**Exercise instructions:** Drop every picture, then transcribe the remaining data exactly.

**Data:**
= = =
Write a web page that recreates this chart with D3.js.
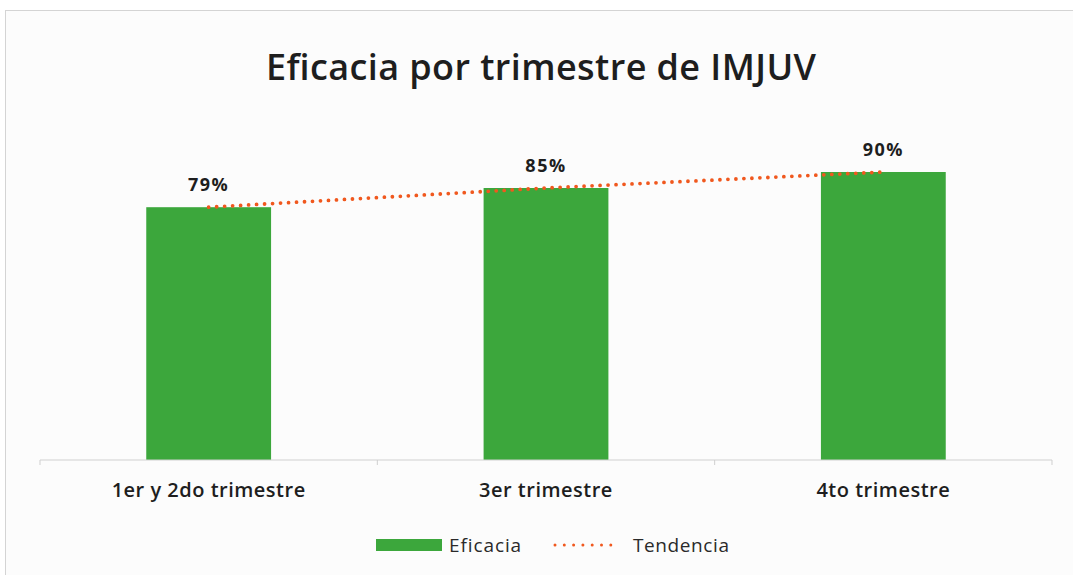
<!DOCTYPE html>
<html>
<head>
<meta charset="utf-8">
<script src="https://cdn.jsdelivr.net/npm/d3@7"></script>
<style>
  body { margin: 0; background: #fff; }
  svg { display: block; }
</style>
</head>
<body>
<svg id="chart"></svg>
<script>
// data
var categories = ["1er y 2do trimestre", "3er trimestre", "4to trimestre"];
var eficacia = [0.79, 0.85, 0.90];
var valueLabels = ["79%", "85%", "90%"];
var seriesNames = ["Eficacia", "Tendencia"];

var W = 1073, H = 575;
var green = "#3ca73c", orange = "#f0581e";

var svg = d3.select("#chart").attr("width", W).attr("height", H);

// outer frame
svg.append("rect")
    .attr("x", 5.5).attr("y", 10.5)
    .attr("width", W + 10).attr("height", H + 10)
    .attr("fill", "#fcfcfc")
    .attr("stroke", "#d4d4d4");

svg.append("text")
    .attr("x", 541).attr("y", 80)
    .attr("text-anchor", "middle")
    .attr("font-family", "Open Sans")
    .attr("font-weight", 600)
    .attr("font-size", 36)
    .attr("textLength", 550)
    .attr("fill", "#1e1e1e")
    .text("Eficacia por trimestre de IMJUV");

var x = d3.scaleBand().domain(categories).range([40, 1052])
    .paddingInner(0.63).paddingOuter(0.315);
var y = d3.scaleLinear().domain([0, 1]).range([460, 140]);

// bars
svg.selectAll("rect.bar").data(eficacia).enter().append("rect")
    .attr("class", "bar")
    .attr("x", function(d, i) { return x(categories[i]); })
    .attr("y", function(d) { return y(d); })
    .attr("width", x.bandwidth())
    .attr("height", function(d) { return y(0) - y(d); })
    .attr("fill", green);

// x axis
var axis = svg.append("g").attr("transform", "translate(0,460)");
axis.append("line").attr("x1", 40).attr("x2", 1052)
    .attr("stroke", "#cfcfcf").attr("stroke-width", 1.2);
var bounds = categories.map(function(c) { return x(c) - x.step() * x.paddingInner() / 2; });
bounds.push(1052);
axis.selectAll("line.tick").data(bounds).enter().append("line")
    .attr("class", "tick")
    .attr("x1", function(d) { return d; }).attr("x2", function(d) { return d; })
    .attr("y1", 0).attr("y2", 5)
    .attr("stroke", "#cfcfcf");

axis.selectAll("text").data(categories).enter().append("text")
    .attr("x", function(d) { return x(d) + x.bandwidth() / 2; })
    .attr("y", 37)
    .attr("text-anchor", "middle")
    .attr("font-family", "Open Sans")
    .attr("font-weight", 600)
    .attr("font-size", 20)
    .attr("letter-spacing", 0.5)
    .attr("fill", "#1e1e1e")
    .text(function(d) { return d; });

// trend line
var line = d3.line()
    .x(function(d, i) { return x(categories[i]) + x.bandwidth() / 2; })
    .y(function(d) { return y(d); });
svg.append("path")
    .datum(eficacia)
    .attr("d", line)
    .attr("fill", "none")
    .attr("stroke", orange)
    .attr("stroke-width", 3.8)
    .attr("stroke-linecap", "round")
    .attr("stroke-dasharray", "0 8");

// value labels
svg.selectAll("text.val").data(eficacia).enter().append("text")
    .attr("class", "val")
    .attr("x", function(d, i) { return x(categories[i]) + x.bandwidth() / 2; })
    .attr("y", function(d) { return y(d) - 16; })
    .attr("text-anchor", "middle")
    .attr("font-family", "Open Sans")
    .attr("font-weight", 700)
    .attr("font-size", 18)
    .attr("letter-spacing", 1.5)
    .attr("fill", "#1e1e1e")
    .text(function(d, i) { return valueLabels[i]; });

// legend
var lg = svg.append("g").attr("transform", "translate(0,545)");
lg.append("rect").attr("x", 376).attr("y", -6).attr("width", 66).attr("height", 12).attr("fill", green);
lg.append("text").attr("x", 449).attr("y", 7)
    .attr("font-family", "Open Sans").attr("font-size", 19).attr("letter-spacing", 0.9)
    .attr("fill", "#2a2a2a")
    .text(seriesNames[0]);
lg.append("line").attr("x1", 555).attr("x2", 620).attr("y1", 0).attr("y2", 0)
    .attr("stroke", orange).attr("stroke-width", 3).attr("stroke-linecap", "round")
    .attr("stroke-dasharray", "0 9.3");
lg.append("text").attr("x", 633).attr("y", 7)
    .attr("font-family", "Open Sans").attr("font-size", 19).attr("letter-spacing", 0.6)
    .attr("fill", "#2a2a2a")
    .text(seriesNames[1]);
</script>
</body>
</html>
= = =
**Task solution:**
Write a web page that recreates this chart with D3.js.
<!DOCTYPE html>
<html>
<head>
<meta charset="utf-8">
<script src="https://cdn.jsdelivr.net/npm/d3@7"></script>
<style>
  body { margin: 0; background: #fff; }
  svg { display: block; }
</style>
</head>
<body>
<svg id="chart"></svg>
<script>
// data
var categories = ["1er y 2do trimestre", "3er trimestre", "4to trimestre"];
var eficacia = [0.79, 0.85, 0.90];
var valueLabels = ["79%", "85%", "90%"];
var seriesNames = ["Eficacia", "Tendencia"];

var W = 1073, H = 575;
var green = "#3ca73c", orange = "#f0581e";

var svg = d3.select("#chart").attr("width", W).attr("height", H);

// outer frame
svg.append("rect")
    .attr("x", 5.5).attr("y", 10.5)
    .attr("width", W + 10).attr("height", H + 10)
    .attr("fill", "#fcfcfc")
    .attr("stroke", "#d4d4d4");

svg.append("text")
    .attr("x", 541).attr("y", 80)
    .attr("text-anchor", "middle")
    .attr("font-family", "Open Sans")
    .attr("font-weight", 600)
    .attr("font-size", 36)
    .attr("textLength", 550)
    .attr("fill", "#1e1e1e")
    .text("Eficacia por trimestre de IMJUV");

var x = d3.scaleBand().domain(categories).range([40, 1052])
    .paddingInner(0.63).paddingOuter(0.315);
var y = d3.scaleLinear().domain([0, 1]).range([460, 140]);

// bars
svg.selectAll("rect.bar").data(eficacia).enter().append("rect")
    .attr("class", "bar")
    .attr("x", function(d, i) { return x(categories[i]); })
    .attr("y", function(d) { return y(d); })
    .attr("width", x.bandwidth())
    .attr("height", function(d) { return y(0) - y(d); })
    .attr("fill", green);

// x axis
var axis = svg.append("g").attr("transform", "translate(0,460)");
axis.append("line").attr("x1", 40).attr("x2", 1052)
    .attr("stroke", "#cfcfcf").attr("stroke-width", 1.2);
var bounds = categories.map(function(c) { return x(c) - x.step() * x.paddingInner() / 2; });
bounds.push(1052);
axis.selectAll("line.tick").data(bounds).enter().append("line")
    .attr("class", "tick")
    .attr("x1", function(d) { return d; }).attr("x2", function(d) { return d; })
    .attr("y1", 0).attr("y2", 5)
    .attr("stroke", "#cfcfcf");

axis.selectAll("text").data(categories).enter().append("text")
    .attr("x", function(d) { return x(d) + x.bandwidth() / 2; })
    .attr("y", 37)
    .attr("text-anchor", "middle")
    .attr("font-family", "Open Sans")
    .attr("font-weight", 600)
    .attr("font-size", 20)
    .attr("letter-spacing", 0.5)
    .attr("fill", "#1e1e1e")
    .text(function(d) { return d; });

// trend line
var line = d3.line()
    .x(function(d, i) { return x(categories[i]) + x.bandwidth() / 2; })
    .y(function(d) { return y(d); });
svg.append("path")
    .datum(eficacia)
    .attr("d", line)
    .attr("fill", "none")
    .attr("stroke", orange)
    .attr("stroke-width", 3.8)
    .attr("stroke-linecap", "round")
    .attr("stroke-dasharray", "0 8");

// value labels
svg.selectAll("text.val").data(eficacia).enter().append("text")
    .attr("class", "val")
    .attr("x", function(d, i) { return x(categories[i]) + x.bandwidth() / 2; })
    .attr("y", function(d) { return y(d) - 16; })
    .attr("text-anchor", "middle")
    .attr("font-family", "Open Sans")
    .attr("font-weight", 700)
    .attr("font-size", 18)
    .attr("letter-spacing", 1.5)
    .attr("fill", "#1e1e1e")
    .text(function(d, i) { return valueLabels[i]; });

// legend
var lg = svg.append("g").attr("transform", "translate(0,545)");
lg.append("rect").attr("x", 376).attr("y", -6).attr("width", 66).attr("height", 12).attr("fill", green);
lg.append("text").attr("x", 449).attr("y", 7)
    .attr("font-family", "Open Sans").attr("font-size", 19).attr("letter-spacing", 0.9)
    .attr("fill", "#2a2a2a")
    .text(seriesNames[0]);
lg.append("line").attr("x1", 555).attr("x2", 620).attr("y1", 0).attr("y2", 0)
    .attr("stroke", orange).attr("stroke-width", 3).attr("stroke-linecap", "round")
    .attr("stroke-dasharray", "0 9.3");
lg.append("text").attr("x", 633).attr("y", 7)
    .attr("font-family", "Open Sans").attr("font-size", 19).attr("letter-spacing", 0.6)
    .attr("fill", "#2a2a2a")
    .text(seriesNames[1]);
</script>
</body>
</html>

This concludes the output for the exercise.